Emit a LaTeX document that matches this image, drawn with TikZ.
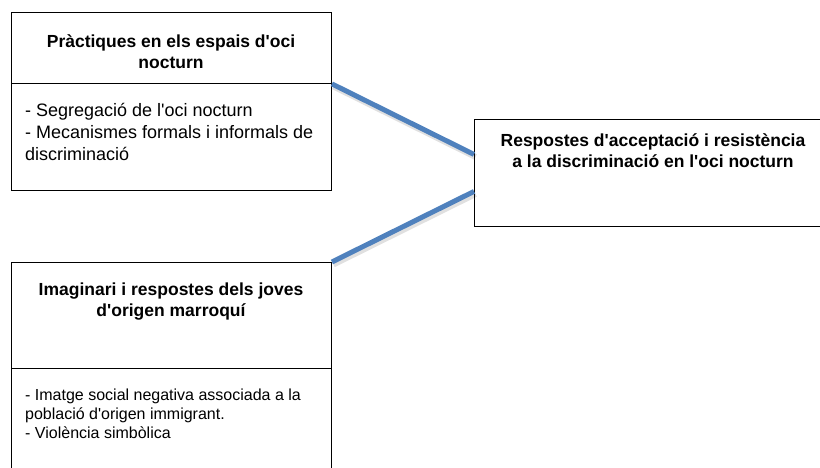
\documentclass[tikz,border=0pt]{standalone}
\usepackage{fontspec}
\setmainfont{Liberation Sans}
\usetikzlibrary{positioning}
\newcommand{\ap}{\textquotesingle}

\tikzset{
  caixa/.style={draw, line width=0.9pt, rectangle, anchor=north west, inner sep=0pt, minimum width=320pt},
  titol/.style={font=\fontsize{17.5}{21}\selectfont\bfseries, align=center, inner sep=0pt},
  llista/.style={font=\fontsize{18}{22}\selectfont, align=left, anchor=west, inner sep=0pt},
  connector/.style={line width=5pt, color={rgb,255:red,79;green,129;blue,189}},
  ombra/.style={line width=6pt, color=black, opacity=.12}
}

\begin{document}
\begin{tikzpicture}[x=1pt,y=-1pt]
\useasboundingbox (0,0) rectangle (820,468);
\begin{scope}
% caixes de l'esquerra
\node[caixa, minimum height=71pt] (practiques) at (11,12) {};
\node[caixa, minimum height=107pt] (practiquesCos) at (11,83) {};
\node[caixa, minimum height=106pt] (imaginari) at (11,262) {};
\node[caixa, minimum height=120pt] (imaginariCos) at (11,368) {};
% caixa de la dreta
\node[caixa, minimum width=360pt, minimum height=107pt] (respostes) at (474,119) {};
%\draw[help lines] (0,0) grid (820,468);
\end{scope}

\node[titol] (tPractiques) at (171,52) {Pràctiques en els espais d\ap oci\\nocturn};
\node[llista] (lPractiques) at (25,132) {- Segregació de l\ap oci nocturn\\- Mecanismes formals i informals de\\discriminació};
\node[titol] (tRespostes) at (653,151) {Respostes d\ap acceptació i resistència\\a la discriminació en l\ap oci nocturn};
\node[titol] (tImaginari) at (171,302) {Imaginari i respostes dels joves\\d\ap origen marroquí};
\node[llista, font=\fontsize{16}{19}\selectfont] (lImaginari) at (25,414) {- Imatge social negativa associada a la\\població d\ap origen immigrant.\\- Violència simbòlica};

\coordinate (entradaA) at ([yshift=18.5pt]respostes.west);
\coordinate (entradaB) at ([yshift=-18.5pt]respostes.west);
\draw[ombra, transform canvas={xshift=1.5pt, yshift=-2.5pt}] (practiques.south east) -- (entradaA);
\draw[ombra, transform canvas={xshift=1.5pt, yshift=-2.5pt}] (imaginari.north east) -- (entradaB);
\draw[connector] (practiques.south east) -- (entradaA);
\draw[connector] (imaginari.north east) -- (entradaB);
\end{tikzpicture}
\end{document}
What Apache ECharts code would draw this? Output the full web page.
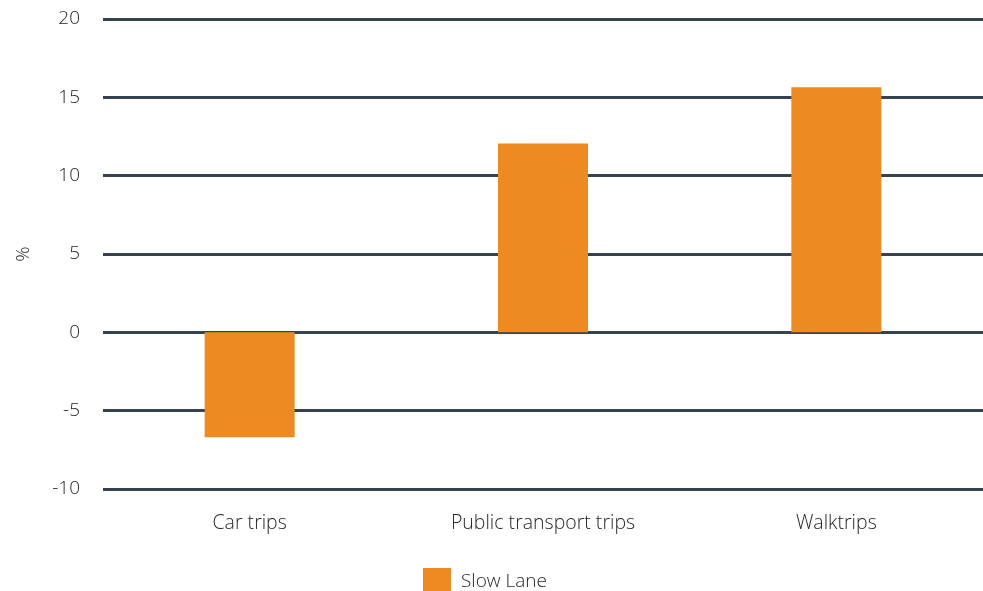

•••••

What is being asked: Extract all the data above exactly, excluding every picture.

Full response:
Emit a LaTeX document that matches this image, drawn with TikZ.
\documentclass[tikz,border=0pt]{standalone}
\usepackage{fontspec}
\setmainfont{Liberation Sans}
\usetikzlibrary{positioning}
\newcommand{\ap}{\textquotesingle}

\tikzset{
  caixa/.style={draw, line width=0.9pt, rectangle, anchor=north west, inner sep=0pt, minimum width=320pt},
  titol/.style={font=\fontsize{17.5}{21}\selectfont\bfseries, align=center, inner sep=0pt},
  llista/.style={font=\fontsize{18}{22}\selectfont, align=left, anchor=west, inner sep=0pt},
  connector/.style={line width=5pt, color={rgb,255:red,79;green,129;blue,189}},
  ombra/.style={line width=6pt, color=black, opacity=.12}
}

\begin{document}
\begin{tikzpicture}[x=1pt,y=-1pt]
\useasboundingbox (0,0) rectangle (820,468);
\begin{scope}
% caixes de l'esquerra
\node[caixa, minimum height=71pt] (practiques) at (11,12) {};
\node[caixa, minimum height=107pt] (practiquesCos) at (11,83) {};
\node[caixa, minimum height=106pt] (imaginari) at (11,262) {};
\node[caixa, minimum height=120pt] (imaginariCos) at (11,368) {};
% caixa de la dreta
\node[caixa, minimum width=360pt, minimum height=107pt] (respostes) at (474,119) {};
%\draw[help lines] (0,0) grid (820,468);
\end{scope}

\node[titol] (tPractiques) at (171,52) {Pràctiques en els espais d\ap oci\\nocturn};
\node[llista] (lPractiques) at (25,132) {- Segregació de l\ap oci nocturn\\- Mecanismes formals i informals de\\discriminació};
\node[titol] (tRespostes) at (653,151) {Respostes d\ap acceptació i resistència\\a la discriminació en l\ap oci nocturn};
\node[titol] (tImaginari) at (171,302) {Imaginari i respostes dels joves\\d\ap origen marroquí};
\node[llista, font=\fontsize{16}{19}\selectfont] (lImaginari) at (25,414) {- Imatge social negativa associada a la\\població d\ap origen immigrant.\\- Violència simbòlica};

\coordinate (entradaA) at ([yshift=18.5pt]respostes.west);
\coordinate (entradaB) at ([yshift=-18.5pt]respostes.west);
\draw[ombra, transform canvas={xshift=1.5pt, yshift=-2.5pt}] (practiques.south east) -- (entradaA);
\draw[ombra, transform canvas={xshift=1.5pt, yshift=-2.5pt}] (imaginari.north east) -- (entradaB);
\draw[connector] (practiques.south east) -- (entradaA);
\draw[connector] (imaginari.north east) -- (entradaB);
\end{tikzpicture}
\end{document}
What Apache ECharts code would draw this? Output the full web page.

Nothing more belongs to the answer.